HUDSON–After completing his five-year term on the Hudson School Board, Peter Meyer says, “I’ve aged five years for every one.”
For much of his term Mr. Meyer was the maverick, frustrating some observers by the number of questions he asked. But by the time his term expired, he headed three committees: Curriculum, Code of Ethics, and Code of Conduct. He’s proud of the work they accomplished and hopes the new board will continue the work and follow the recommendations.
A new curriculum has not yet been adopted, but progress has been made. “Not having a curriculum is a terrible way to educate kids.” said Mr. Meyer. “Sometimes a kid will read the same book three times with different teachers.
The district now has a code of ethics and a new code of conduct. Mr. Meyer also promoted the idea of having kids walk to school if they lived within a mile of their school through a program called The Walking School Bus.
In a recent interview he said that much remains to be done. “Change is hard,” he said. “Institutions are used to doing things in a certain way but change is required when only 50% of kids are proficient in reading and math.”
Mr. Meyer learned about education through his job as a journalist. He wrote about education for LIFE magazine in the early 1990s, when he profiled E.D. Hirsch, one of the nation’s most influential educators. “That story opened my eyes to the terrible dysfunction of the nation’s public schools, which has been well documented. When we moved to Hudson fulltime in 1997, and my son entered school here, I offered then curriculum director Marilyn Barry to bring consultants from Hirsch’s Core Knowledge Foundation to Hudson. Unfortunately, the district passed. Had we started using the Core Knowledge curriculum then, we would have been light years ahead of most districts in the state,” he said.
Since 2000, Mr. Meyer has worked fulltime as an education writer and editor. He was the manuscript editor, and is now contributing editor, at Education Next, a policy journal, and also works as a senior policy fellow at the Washington, D.C. based Thomas Fordham Institute, an education policy think tank.

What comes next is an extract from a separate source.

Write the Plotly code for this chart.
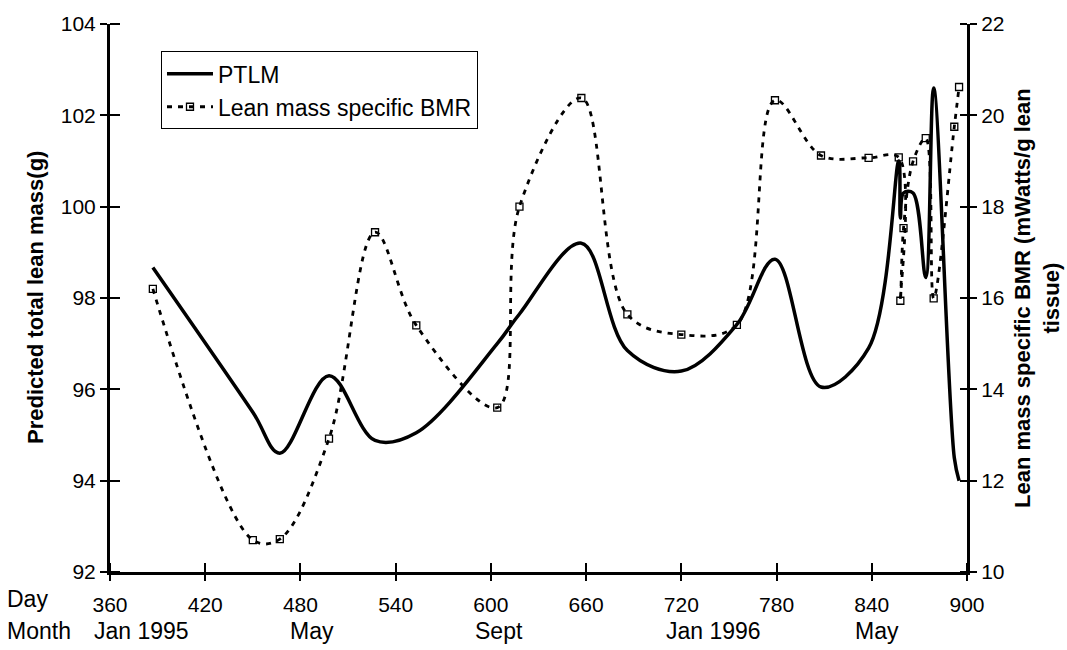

He recalled how the rest of the board seemed in shock when he won his seat in 2007 after 92 district residents voted for him in a write-in campaign. That year, when no candidate came forward to run for the spot, he tried to recruit someone. When that failed he ran himself. At the time, the administration and board president forbid this reporter from speaking with board members other than the board’s president and Mr. Meyer had trouble being heard at meetings.
“It was a low point,” he remembered. “Interest in the school and education was so diminished that no one wanted to run for school board.” He ran a stealth campaign. Even his wife didn’t know about it.
He had withdrawn from the school board a few years before for personal reasons; he ran in 2007 because, “I saw it as an opportunity and a duty to fill out the term I had never finished.”
“Hudson is trapped in educational theory that is 30 years out of date, but we’re getting back on track,” said Mr. Meyer. He believes the theories of John Dewey, the American educational reformer and philosopher who died in 1952, have had a profoundly negative effect on education today, seen in an emphasis on customized learning, critical thinking, project-based learning and a child centered classroom. “We’ve gone from one of the best systems in the world to a mediocre middle of the pack,” he said.
“It’s a giant social science experiment instead of an education which is teaching kids reading, writing, science, history, math, art and music,” said Mr. Meyers. “We have come to believe you can’t educate kids until you solve problems of poverty and character…. Solving Poverty is nice, but the best way of doing that is getting our kids a world-class education. We have the money; we just need the will power to do it.”
He cites a group of high schools in Ohio that, like Hudson, have a high incidence of poverty, but unlike Hudson have a 100% graduation rate and kids that go on to college in large numbers. “They can do that here,” he said.
In 2011 Hudson had a 63% graduation rate and a 15.7% dropout rate.
He also faults the press for not keeping the public well informed about how bad education has become.
He defended his practice of asking lots of questions at meetings: “I felt it was important so I and the board can get information. After all, that is what you use to make good informed decisions.”
Mr. Meyer was a strong supporter of the Alternative Learning Program discontinued two years ago, the casualty of a budget crisis. He says it successfully served students who were not succeeding in the regular classroom at a fraction of the cost paid per student by the district for the general education program.
“Unfortunately, the system rewards failure,” said Mr. Meyer. “There’s money available for schools in need of improvement. The more poor kids we have, the more we get for Title I. That’s an incentive to have more poor kids.”
Mr. Meyer credits recently retired Superintendent Jack Howe for many positive changes since his arrival in 2009. “He got rid of a lot of the paranoia that plagued the district. He let people talk. Board meetings are now more open and lively, and I was allowed to get things on the agenda,” he said.
“I’ve learned a lot from being on the board, but I have not changed from being a “maverick,'” he said.
Mr. Meyer’s son graduated from Hudson High School last year, having started his education at John L. Edwards Elementary. He now attends the University of Chicago.